I hope you have a few reasons! This is very similar to the difference between a little and little, as discussed in the previous post.
A few This is the expression that is used about 95 percent of the time. This expression is used to give a general idea of the quantity of something, and is somewhere between “a couple” and “several.” This phrase can only be used to describe plural count nouns (cats, people, chairs, ideas, etc.) For example, if you say, “I have a few friends at work” you are simply indicating a general quantity.
Few The definition may be similar: it expresses that it is a small number of something. However, the difference is in the emphasis on and the feeling about that small number. For example, if you say, “I have few friends at work” you are emphasizing the fact that you have only a very small number of friends, and perhaps you feel lonely or unhappy about it.
Here are a few more examples: (See what I did there?) 🙂
There are a few tickets available. (You can still buy some.)
There are few tickets available. (They are almost sold out; you should buy yours quickly.)
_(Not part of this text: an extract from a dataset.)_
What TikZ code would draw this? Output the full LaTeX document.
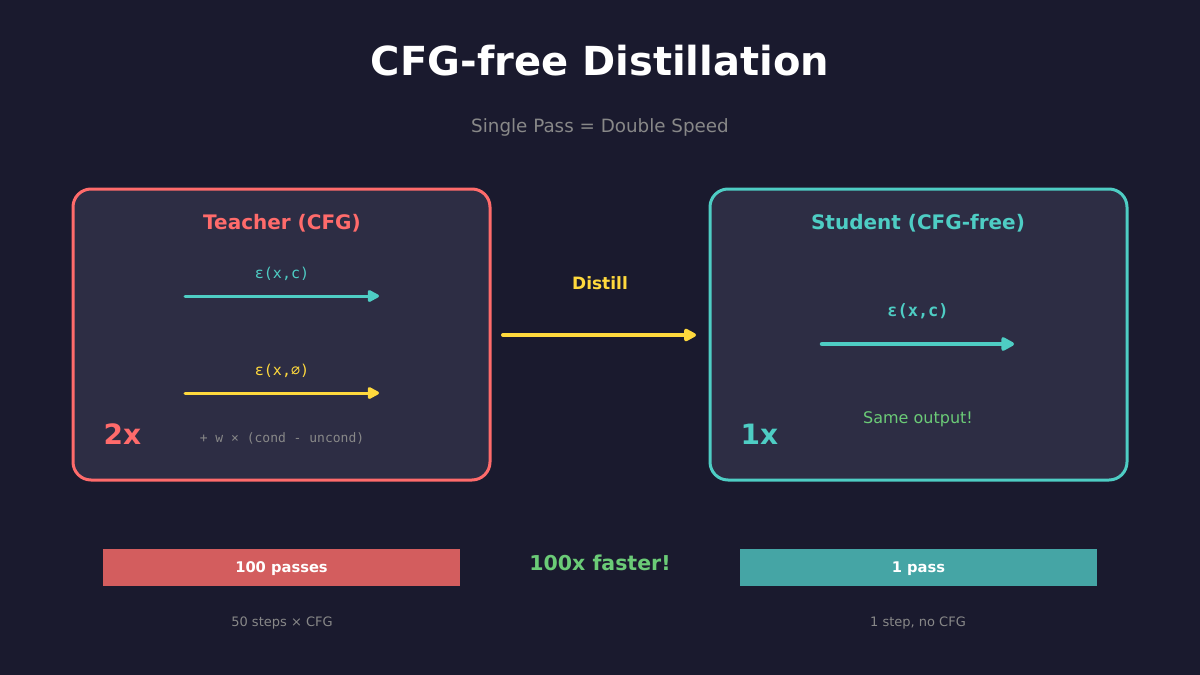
\documentclass[tikz,border=0pt]{standalone}
\usepackage{fontspec}
\setmainfont{DejaVu Sans}
\setmonofont{DejaVu Sans Mono}
\usetikzlibrary{arrows.meta}
\definecolor{bg}{HTML}{1A1A2E}
\definecolor{panel}{HTML}{2D2D44}
\definecolor{cred}{HTML}{FF6B6B}
\definecolor{cteal}{HTML}{4ECDC4}
\definecolor{cyel}{HTML}{FFD93D}
\definecolor{cgreen}{HTML}{6BCB77}
\definecolor{cgray}{HTML}{888888}
\definecolor{barred}{HTML}{D35D5E}
\definecolor{barteal}{HTML}{45A5A5}
\tikzset{
  panelbox/.style={draw, line width=3pt, fill=panel, rounded corners=18pt, minimum width=417pt, minimum height=291pt, inner sep=0pt},
  txt/.style={inner sep=0pt, anchor=center},
  arr/.style 2 args={line width=#1, line cap=round, -{Triangle[length=#2,width=#2,round]}},
  bar/.style={inner sep=0pt, minimum width=357pt, minimum height=37pt},
}
\begin{document}
\begin{tikzpicture}[x=1pt,y=-1pt]
\fill[bg] (0,0) rectangle (1200,675);
\useasboundingbox (0,0) rectangle (1200,675);

\node[txt, text=white, font=\fontsize{40}{48}\selectfont\bfseries] (title) at (600,61) {CFG-free Distillation};
\node[txt, text=cgray, font=\fontsize{18.3}{22}\selectfont] (sub) at (600,127) {Single Pass = Double Speed};

% Teacher
\node[panelbox, draw=cred] (teacher) at (281.5,334.5) {};
\node[txt, text=cred, font=\fontsize{20}{24}\selectfont\bfseries] (tt) at (282,223.5) {Teacher (CFG)};
\node[txt, text=cteal, font=\fontsize{15}{18}\selectfont\ttfamily] (tc) at (282,273.5) {ε(x,c)};
\coordinate (ta1) at (185,296); \coordinate (ta2) at (379,296);
\draw[arr={3pt}{13pt}, cteal] (ta1) -- (ta2);
\node[txt, text=cyel, font=\fontsize{15}{18}\selectfont\ttfamily] (tu) at (282,370.5) {ε(x,∅)};
\coordinate (tb1) at (185,393); \coordinate (tb2) at (379,393);
\draw[arr={3pt}{13pt}, cyel] (tb1) -- (tb2);
\node[txt, text=cred, font=\fontsize{28}{32}\selectfont\bfseries] (t2x) at (122.5,434) {2x};
\node[txt, text=cgray, font=\fontsize{13}{16}\selectfont\ttfamily] (tf) at (282,438.5) {+ w × (cond - uncond)};

% Student
\node[panelbox, draw=cteal] (student) at (918.5,334.5) {};
\node[txt, text=cteal, font=\fontsize{20}{24}\selectfont\bfseries] (st) at (918,223.5) {Student (CFG-free)};
\node[txt, text=cteal, font=\fontsize{17}{20}\selectfont\ttfamily\bfseries] (sc) at (918,311.5) {ε(x,c)};
\coordinate (sa1) at (822,344); \coordinate (sa2) at (1014,344);
\draw[arr={4.5pt}{15pt}, cteal] (sa1) -- (sa2);
\node[txt, text=cgreen, font=\fontsize{16}{19}\selectfont] (so) at (918,419) {Same output!};
\node[txt, text=cteal, font=\fontsize{28}{32}\selectfont\bfseries] (s1x) at (759.5,434) {1x};

% Distill
\node[txt, text=cyel, font=\fontsize{17}{20}\selectfont\bfseries] (dl) at (600,283) {Distill};
\coordinate (d1) at (503,335); \coordinate (d2) at (696,335);
\draw[arr={4pt}{14pt}, cyel] (d1) -- (d2);

% Bars
\node[bar, fill=barred] (rb) at (281.5,567.5) {};
\node[txt, text=white, font=\fontsize{14.7}{18}\selectfont\bfseries] (rbt) at ([yshift=-1.5pt]rb.center) {100 passes};
\node[bar, fill=barteal] (gb) at (918.5,567.5) {};
\node[txt, text=white, font=\fontsize{14.7}{18}\selectfont\bfseries] (gbt) at ([yshift=-1.5pt]gb.center) {1 pass};
\node[txt, text=cgreen, font=\fontsize{20.5}{25}\selectfont\bfseries] (fast) at (600,563) {100x faster!};
\node[txt, text=cgray, font=\fontsize{13}{16}\selectfont] (rl) at (282,623.5) {50 steps × CFG};
\node[txt, text=cgray, font=\fontsize{13}{16}\selectfont] (gl) at (918,623.5) {1 step, no CFG};
\end{tikzpicture}
\end{document}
There were a few A’s on the test. (Acknowledging the positive fact that they did so well)
There were few A’s on the test. (Emphasizing the fact that most people did not do well)
I have a few reasons to study English. (Maybe for work, travel, or personal interest)
I have few reasons to study English. (I don’t have much motivation to study it.)
Now that you know the difference, I hope you have a few reasons for studying English!